Study indicates local Red River economic impact is billions

Red River Waterway Commission hopes study helps Northwest Louisiana lure new business and maintain funding to keep waterway navigable.
In Sportsman's Paradise most of us use the Red River for recreation such as boating and fishing. Behind the scenes the Red River Waterway Commission (RRWC) has grown the river into a billion dollar contributor to the local economy.

An economic impact study from the Baton Rouge accounting firm, Loren C. Scott & Associates, Inc., credits the RRWC for attracting over $7 billion dollars in economic development to the 7 Louisiana parishes along the river's banks since 1968. In 2013 the impact was over $1 billion.

"The Red River is still growing, it's still a true economic engine for this area," says RRWC Commissioner, David Jones, of Bossier Parish.

The study took into account several factors including revenue created from the construction of new businesses, fishing tournaments and sales taxes collected. On average the Red River has created over 2,500 jobs annually since 1968.

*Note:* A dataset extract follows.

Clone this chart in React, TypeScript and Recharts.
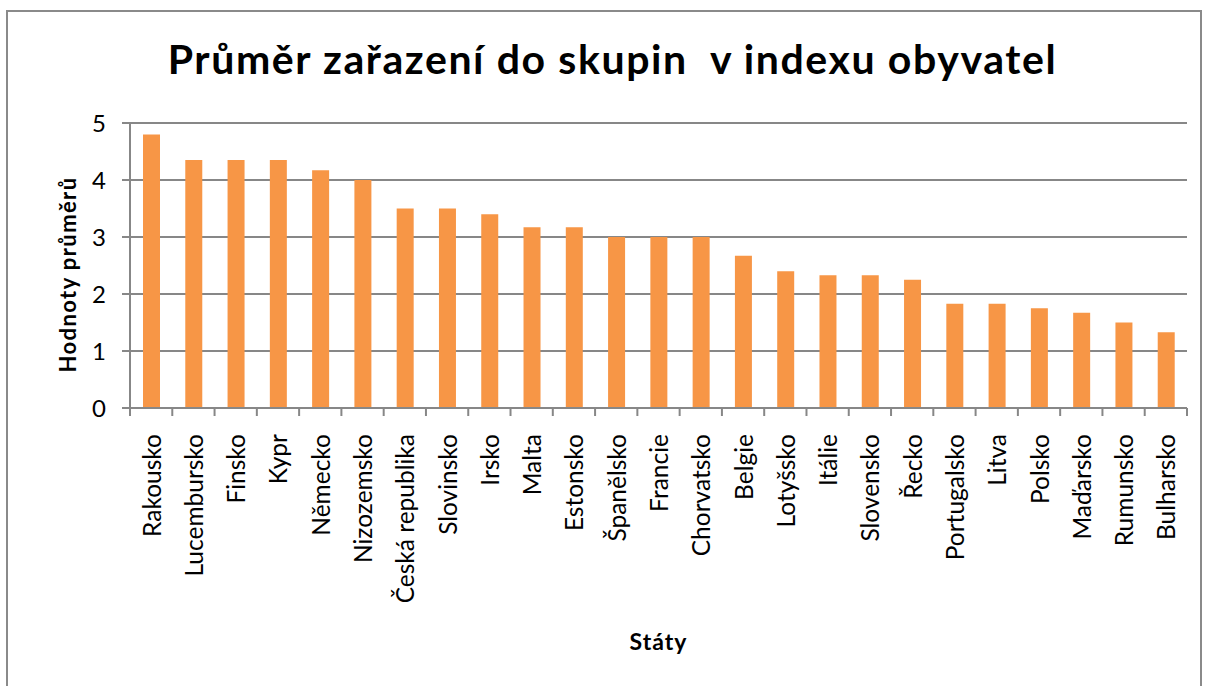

Commissioner Jones hopes the study will help the RRWC work with local legislators to keep the organization's funding in place. It costs 8 to 10 million dollars annually to dredge the river and operate the lock and dam's that keep the waterway navigable. The funding comes from the U.S. Corps of Engineers through property taxes collected in the 7 parishes.

"If we don't maintain funding we're not only diminishing our growth capacity but quite possibly put our current gains in jeopardy," says Jones.